Professor David Porteous retires

Colleagues at the University of Edinburgh wish Professor David Porteous well on his retirement after four decades of research activity.

Professor Porteous retired in March 2022 after a 50-year long association with the University of Edinburgh. As an undergraduate, he trained in Biological Sciences, majoring in genetics (1971-1975). He stayed on to undertake a PhD (1975-1978) in the genetics of flux control in Neurospora crassa with Dr Henrik Kacser, pioneer of what became known as systems biology.  He took a post-doctoral position in biomedical science in Oxford (1978-1981) before returning to Edinburgh for a MRC Recombinant DNA Training Fellowship with Professor Ed Southern at the MRC Mammalian Genome Unit (1981-1983).

In 1983, he joined to the MRC Clinical and Population Cytogenetics Unit (renamed the MRC Human Genetics Unit in 1988) to work with Professor Nick Hastie and Prof Veronica van Heyningen where he was closely involved in transforming the Unit into one of the leading centres in the rapidly advancing field of human molecular genetics. As Head of the Molecular Genetics Section from 1993-1999, he and his team developed translational research programmes in psychiatric genetics and cystic fibrosis gene therapy. Porteous was given a personal Chair at the University of Edinburgh in 1995.

A photo of Porteous holding happy retirement banner

Important genes identified by his group

His group identified several genes important in determining the risk of developing schizophrenia and related major psychiatric conditions, most notably DISC1 (Millar et al, Science, 2005; Science Magazine Scientific Breakthrough of the Year; IPSEN prize for neuroscience, 2015).

In cystic fibrosis gene therapy, his team’s contribution started with development of a transgenic mouse model of the disease (Dorin et al, Nature, 1992 and MRC Principal Achievement, 1992), continued with rescue of the biochemical defect in the CF mutant mice by gene therapy (Nature Genetics, 1993), leading directly to the first UK clinical trial of non-viral gene therapy for cystic fibrosis (Nature Medicine, 1995).  In 2001, his group joined with Imperial College London and Oxford University to form the UK Cystic Fibrosis Gene Therapy Consortium to develop and apply the next generation of clinical gene therapy (Lancet Respiratory Medicine, 2015).

In 1999 he left the MRC Human Genetics Unit to become the University of Edinburgh Chair of Human Molecular Genetics and Medicine and Head of Medical Genetics at the Molecular Medicine Centre. He became Centre Director (2003-2015), in the renamed Centre for Genomic and Experimental Medicine.
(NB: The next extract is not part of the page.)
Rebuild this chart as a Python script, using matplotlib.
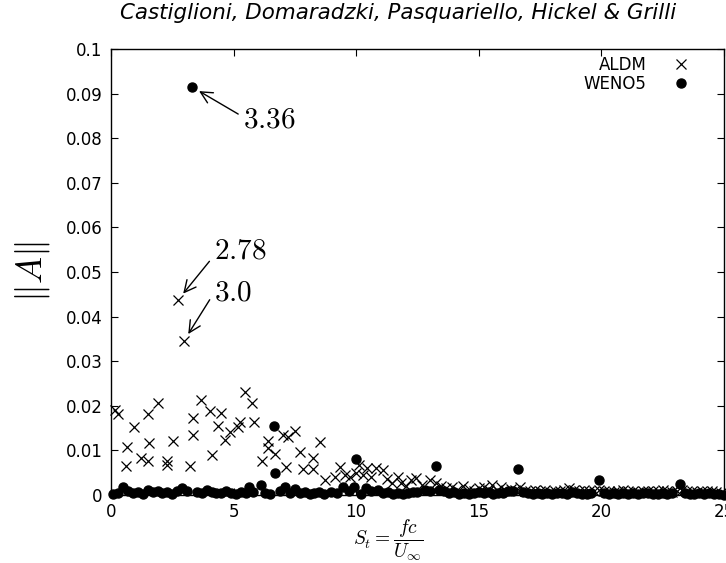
import numpy as np
import matplotlib.pyplot as plt

plt.rcParams['mathtext.fontset'] = 'cm'

# ALDM (crosses)
aldm_st = [0.16, 0.30, 0.60, 0.64, 0.95, 1.21, 1.49, 1.52, 1.56, 1.93, 2.29, 2.29, 2.54, 2.73, 2.97,
           3.22, 3.35, 3.35, 3.66, 4.03, 4.10, 4.37, 4.48, 4.64, 4.85, 5.18, 5.25, 5.48, 5.77, 5.84,
           6.16, 6.40, 6.40, 6.68, 7.02, 7.15, 7.22, 7.52, 7.70, 7.83, 8.24, 8.24, 8.54, 8.71, 9.12,
           9.36, 9.53, 9.77, 10.0, 10.1, 10.3, 10.45, 10.6, 10.8, 11.1, 11.25, 11.45, 11.7, 11.85,
           12.05, 12.24, 12.44, 12.7, 13.0, 13.26, 13.46, 13.67, 13.9, 14.1, 14.35, 14.6, 14.8, 15.0,
           15.2, 15.4, 15.56, 15.75, 15.9, 16.1, 16.3, 16.5, 16.7, 16.9, 17.1, 17.3, 17.5, 17.7, 17.9,
           18.1, 18.3, 18.5, 18.7, 18.9, 19.1, 19.3, 19.5, 19.7, 19.9, 20.1, 20.3, 20.5, 20.7, 20.9,
           21.1, 21.3, 21.5, 21.7, 21.9, 22.1, 22.3, 22.5, 22.7, 22.9, 23.1, 23.3, 23.5, 23.7, 23.9,
           24.1, 24.3, 24.5, 24.7, 24.9]
aldm_a = [0.0191, 0.0181, 0.0064, 0.0108, 0.0153, 0.0084, 0.0077, 0.0181, 0.0116, 0.0207, 0.0077, 0.0067,
          0.0122, 0.0437, 0.0345, 0.0065, 0.0134, 0.0172, 0.0213, 0.0189, 0.0090, 0.0155, 0.0183, 0.0123,
          0.0142, 0.0153, 0.0164, 0.0232, 0.0207, 0.0163, 0.0076, 0.0120, 0.0105, 0.0093, 0.0134, 0.0062,
          0.0129, 0.0143, 0.0097, 0.0058, 0.0082, 0.0058, 0.0118, 0.0034, 0.0041, 0.0062, 0.0045, 0.0041,
          0.0050, 0.0067, 0.0045, 0.0060, 0.0040, 0.0060, 0.0056, 0.0035, 0.0026, 0.0040, 0.0026, 0.0020,
          0.0034, 0.0037, 0.0022, 0.0034, 0.0026, 0.0020, 0.0015, 0.0018, 0.0012, 0.0020, 0.0014, 0.0010,
          0.0016, 0.0019, 0.0012, 0.0022, 0.0012, 0.0019, 0.0010, 0.0014, 0.0012, 0.0019, 0.0010, 0.0008,
          0.0012, 0.0009, 0.0011, 0.0007, 0.0010, 0.0009, 0.0012, 0.0015, 0.0011, 0.0009, 0.0012, 0.0008,
          0.0010, 0.0011, 0.0008, 0.0010, 0.0007, 0.0009, 0.0011, 0.0008, 0.0010, 0.0007, 0.0009, 0.0008,
          0.0010, 0.0008, 0.0011, 0.0009, 0.0007, 0.0010, 0.0011, 0.0008, 0.0009, 0.0007, 0.0010, 0.0008,
          0.0009, 0.0006, 0.0004]

# WENO5 (dots)
weno_st = [0.1, 0.3, 0.5, 0.7, 0.9, 1.1, 1.3, 1.5, 1.7, 1.9, 2.1, 2.3, 2.5, 2.7, 2.9, 3.1, 3.3, 3.5,
           3.7, 3.9, 4.1, 4.3, 4.5, 4.7, 4.9, 5.1, 5.3, 5.5, 5.62, 5.8, 6.1, 6.3, 6.5, 6.65, 6.68, 6.9,
           7.08, 7.3, 7.52, 7.7, 7.9, 8.1, 8.3, 8.5, 8.7, 8.96, 9.2, 9.46, 9.7, 9.91, 10.0, 10.2, 10.4,
           10.6, 10.9, 11.1, 11.3, 11.5, 11.7, 11.9, 12.1, 12.3, 12.5, 12.8, 13.0, 13.25, 13.4, 13.6,
           13.8, 14.0, 14.2, 14.4, 14.6, 14.8, 15.0, 15.2, 15.4, 15.6, 15.8, 16.0, 16.2, 16.4, 16.6,
           16.8, 17.0, 17.2, 17.4, 17.6, 17.8, 18.0, 18.2, 18.4, 18.6, 18.8, 19.0, 19.2, 19.4, 19.6,
           19.9, 20.1, 20.3, 20.5, 20.7, 20.9, 21.1, 21.3, 21.5, 21.7, 21.9, 22.1, 22.3, 22.5, 22.7,
           22.9, 23.2, 23.4, 23.6, 23.8, 24.0, 24.2, 24.4, 24.6, 24.8, 25.0]
weno_a = [0.0003, 0.0005, 0.0019, 0.0008, 0.0004, 0.0006, 0.0003, 0.0012, 0.0007, 0.0009, 0.0005, 0.0006,
          0.0003, 0.0008, 0.0016, 0.0010, 0.0915, 0.0006, 0.0004, 0.0012, 0.0006, 0.0005, 0.0004, 0.0008,
          0.0005, 0.0003, 0.0007, 0.0004, 0.0018, 0.0006, 0.0022, 0.0004, 0.0003, 0.0155, 0.0050, 0.0010,
          0.0018, 0.0005, 0.0013, 0.0004, 0.0006, 0.0002, 0.0004, 0.0006, 0.0003, 0.0007, 0.0004, 0.0017,
          0.0008, 0.0019, 0.0080, 0.0003, 0.0015, 0.0008, 0.0011, 0.0004, 0.0006, 0.0003, 0.0004, 0.0002,
          0.0005, 0.0006, 0.0007, 0.0011, 0.0009, 0.0065, 0.0011, 0.0008, 0.0004, 0.0006, 0.0003, 0.0005,
          0.0002, 0.0004, 0.0006, 0.0004, 0.0006, 0.0003, 0.0005, 0.0004, 0.0008, 0.0010, 0.0058, 0.0006,
          0.0004, 0.0002, 0.0005, 0.0003, 0.0004, 0.0002, 0.0004, 0.0005, 0.0003, 0.0006, 0.0004, 0.0003,
          0.0002, 0.0005, 0.0033, 0.0004, 0.0003, 0.0005, 0.0002, 0.0004, 0.0003, 0.0004, 0.0003, 0.0005,
          0.0004, 0.0003, 0.0002, 0.0004, 0.0003, 0.0005, 0.0025, 0.0004, 0.0003, 0.0002, 0.0004, 0.0003,
          0.0005, 0.0003, 0.0002, 0.0001]

xticks = [0, 5, 10, 15, 20, 25]
yticks = [0, 0.01, 0.02, 0.03, 0.04, 0.05, 0.06, 0.07, 0.08, 0.09, 0.1]
ytick_labels = ['0', '0.01', '0.02', '0.03', '0.04', '0.05', '0.06', '0.07', '0.08', '0.09', '0.1']

fig = plt.figure(figsize=(7.26, 5.63), dpi=100)
ax = fig.add_axes([0.1529, 0.1208, 0.8441, 0.7922])

ax.plot(aldm_st, aldm_a, 'x', color='black', ms=7.5, mew=0.9, label='ALDM', clip_on=False)
ax.plot(weno_st, weno_a, 'o', color='black', ms=6.5, label='WENO5', clip_on=False)

ax.set_xlim(0, 25)
ax.set_ylim(0, 0.1)
ax.set_xticks(xticks)
ax.set_yticks(yticks)
ax.set_yticklabels(ytick_labels)
ax.tick_params(direction='in', top=True, right=True, length=5, labelsize=12, pad=6)
for s in ax.spines.values():
    s.set_linewidth(1.0)

ax.set_xlabel(r'$S_t = \dfrac{fc}{U_\infty}$', fontsize=14)
ax.xaxis.set_label_coords(0.452, -0.051)
ax.set_ylabel(r'$\|A\|$', fontsize=26, labelpad=10)

ax.legend(loc='upper right', bbox_to_anchor=(0.969, 1.0), frameon=False, markerfirst=False,
          fontsize=12, handletextpad=1.1, borderaxespad=0.0, labelspacing=0.1, numpoints=1)

arrow = dict(arrowstyle='->', color='black', lw=1.0, shrinkA=2, shrinkB=6)
ax.annotate(r'$3.36$', xy=(3.3, 0.0915), xytext=(5.4, 0.0841), fontsize=21,
            va='center', ha='left', arrowprops=dict(arrow, relpos=(0, 0.6)))
ax.annotate(r'$2.78$', xy=(2.73, 0.0437), xytext=(4.2, 0.0549), fontsize=21,
            va='center', ha='left', arrowprops=dict(arrow, relpos=(0, 0.3)))
ax.annotate(r'$3.0$', xy=(2.97, 0.0345), xytext=(4.2, 0.0453), fontsize=21,
            va='center', ha='left', arrowprops=dict(arrow, relpos=(0, 0.5)))

fig.text(0.548, 0.995, 'Castiglioni, Domaradzki, Pasquariello, Hickel & Grilli',
         fontsize=15.4, style='italic', ha='center', va='top')

fig.savefig('out.png', dpi=100)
He was also founding Director of the Genetics Core at the Wellcome Trust Millennial Clinical Research Facility, providing state-of-the-art genetics and genomics support for clinical investigators since 2000. 

Engagement with Generation Scotland after retirement

His primary motivation to move to the University of Edinburgh was to establish a new programme in population heath genetics, Generation Scotland, a family and population-based study of genetic and environmental determinants of health and wellbeing. Between 2006-2011 24,000 adults from 7,000 family groups were recruited. Generation Scotland has extensive linkage to routine NHS records, questionnaire data, biochemical, genetic and proteomic data. Generation Scotland collaborates widely and has played a leading role in major depression research. In 2019, Porteous won a major award from the Wellcome Trust to expand and extend the Generation Scotland cohort to new families and younger participants, from age 12 and up. The Covid pandemic meant a 2-year delay to restarting recruitment.  During that period, Generation Scotland ran multiple on-line surveys of how adults, teenagers and rural communities were feeling and coping with the pandemic (over 50,000 responses) which fed into the MRC/NIHR National Core Studies research programme.  David will continue his involvement in Generation Scotland post-retirement as a research volunteer and hopes that his many of his University colleagues, their friends and relatives will join him!

In 2007 the Centre for Genomic and Experimental Genetics combined forces with the Edinburgh Cancer Research Centre and the MRC Human Genetics Unit to form the Institute of Genetics and Molecular Medicine (now Institute of Genetics and Cancer). After the MRC Human Genetics Unit joined the University of Edinburgh in 2012. Professor Porteous led the scientific case and architectural design of the capital development that now physically connects all three, officially opened by HRH The Princess Royal in 2016.

Made Emeritus Professor in 2017, Professor Porteous has published over 400 research papers throughout his career. He believes passionately in team science and acknowledges that all his success in science is success shared with others. He has long been active in Public Engagement in medical science.  He has served on many national and international advisory and research funding boards. He was scientific advisor to the House of Commons Select Committee on Science and Engineering that led to the establishment of the Human Genetics Commission. He is an elected Fellow of the Royal Society of Edinburgh, an Honorary Fellow of the Royal College of Physicians of Edinburgh, Fellow of the Academy of Medical Sciences and a member of EMBO. He received the Chancellor’s Award for Research in 2004.

He was awarded an OBE in 2013 for his contribution to science.